Schriftsteller entdeckt

Ich freue mich immer wieder, wenn ich einen Schriftsteller entdecke, von dem ich garantiert noch nie etwas gelesen habe. Eben versuchte ich, für meinen Auftritt den Verfasser eines mir anonym vorliegenden Spottgedichts ausfindig zu machen, das angeblich von 1887 stammte, aber absolut modern klang. Die Jahresangabe stimmte.

Sein Verfasser kannte Albert Einstein und die Futuristen gut, erfand Anfang der 1920er das Handy und einen virtuellen Raum - und verlangte von Politikern "Breviloquenz": sich kurz zu fassen.
Die Rede ist vom weithin vergessenen Alexander Moszkowski (1851-1934), einem polnischen Juden, der kosmopolitisch und mehrsprachig in Breslau aufwuchs und in deutscher Sprache schrieb. Und er war nicht nur Satiriker und Utopist, sondern schrieb auch über Sprache und Philosophie. Gern gelesen von Tucholsky ist er eine Wiederentdeckung wert!

Es gibt eine Seite, die sich mit Textauszügen Alexander Moszkowski widmet, einen hervorragenden Artikel von Goedart Palm (Teil 1 / Teil 2 / Teil 3) und Texte im Projekt Gutenberg von Moszkowski. Als Buch ist von ihm in deutscher Sprache nur noch zu haben: "Mensch, reime dich" (fischer TB), ein Band mit witzigen Gedichten.
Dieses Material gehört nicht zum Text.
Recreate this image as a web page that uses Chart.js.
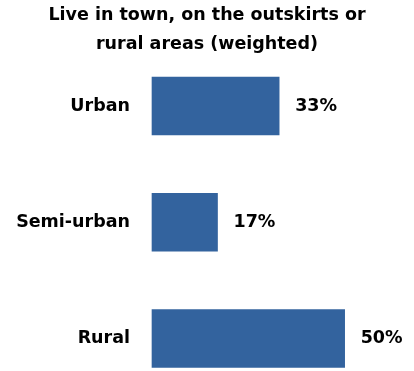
<!DOCTYPE html>
<html>
<head>
<meta charset="utf-8">
<script src="https://cdn.jsdelivr.net/npm/chart.js@4/dist/chart.umd.min.js"></script>
<style>
  html, body { margin: 0; padding: 0; background: #fff; }
  #wrap { width: 414px; height: 371px; }
</style>
</head>
<body>
<div id="wrap"><canvas id="areaChart" width="414" height="371"></canvas></div>
<script>
// ---- data ----
const titleLines = ["Live in town, on the outskirts or", "rural areas (weighted)"];
const categories = ["Urban", "Semi-urban", "Rural"];
const shares = [33, 17, 50];

const FONT = "'DejaVu Sans', sans-serif";
const SIZE = 17.5;

// draws "33%" etc just right of each bar end
const valueLabels = {
  id: "valueLabels",
  afterDatasetsDraw(chart) {
    const ctx = chart.ctx;
    const meta = chart.getDatasetMeta(0);
    ctx.save();
    ctx.font = "bold " + SIZE + "px " + FONT;
    ctx.fillStyle = "#000";
    ctx.textAlign = "left";
    ctx.textBaseline = "middle";
    meta.data.forEach((bar, i) => {
      ctx.fillText(shares[i] + "%", bar.x + 16, bar.y);
    });
    ctx.restore();
  }
};

new Chart(document.getElementById("areaChart"), {
  type: "bar",
  data: {
    labels: categories,
    datasets: [{
      data: shares,
      backgroundColor: "#33639E",
      borderWidth: 0,
      barThickness: 58,
      clip: false
    }]
  },
  options: {
    indexAxis: "y",
    responsive: false,
    animation: false,
    layout: { padding: { bottom: 29 } },
    plugins: {
      legend: { display: false },
      tooltip: { enabled: false },
      title: {
        display: true,
        text: titleLines,
        color: "#000",
        font: { family: FONT, size: SIZE, weight: "bold", lineHeight: "29px" },
        padding: { top: 0.5, bottom: 47.5 }
      }
    },
    scales: {
      x: {
        display: false,
        min: 0,
        max: 68
      },
      y: {
        offset: false,
        grid: { display: false, drawTicks: false },
        border: { display: false },
        ticks: {
          color: "#000",
          padding: 22,
          font: { family: FONT, size: SIZE, weight: "bold" }
        },
        afterFit(scale) { scale.width = 152; }
      }
    }
  },
  plugins: [valueLabels]
});
</script>
</body>
</html>
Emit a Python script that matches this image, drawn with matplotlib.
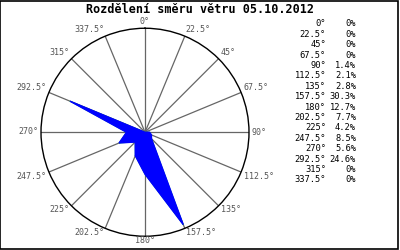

Alexander Moszkowskis Schicksal steht für das vieler jüdischer Autoren. Von den Nationalsozialisten wurden seine Bücher verboten. Und nach 1945 hat man sich in Deutschland nicht mehr allzu sehr um diese Schätze gekümmert, hat weggeschaut, hat sich von einer wichtigen Strömung an Literatur und Erzähltechniken abgeschnitten.
Viel von der einst verbotenen und dann vergessenen Literatur überlebte in den USA und wurde dort zum Grundstock moderner Erzählkunst und literarischer Experimente. Ob diese kulturelle Leerstelle je zu überwinden ist?
Fischer legte das Bändchen erst 2007 wieder auf, 77 Jahre nach seinem letztmöglichen Erscheinen im Jahre 1930.
Ein Wiederentdecken vor allem der nicht wieder verlegten Texte lohnt sich!

Meine Tagesempfehlung: "Das Gastmahl des Apicius". In diesem kleinen Text nimmt er aufs Korn, was von einem Kunstwerk bleibt, wenn sich Kritiker und Besserwisser darüber hermachen. Parallelen zu modernen Verhältnissen rein zufällig!
Oder wie wär's mit Max, dem in Geigen verliebten, Pfefferminzlikör saufenden Regenwurm? Selbst über den Klimawandel als Segen und die Lösung der Bankenkrise hat sich Moszkowski Gedanken gemacht!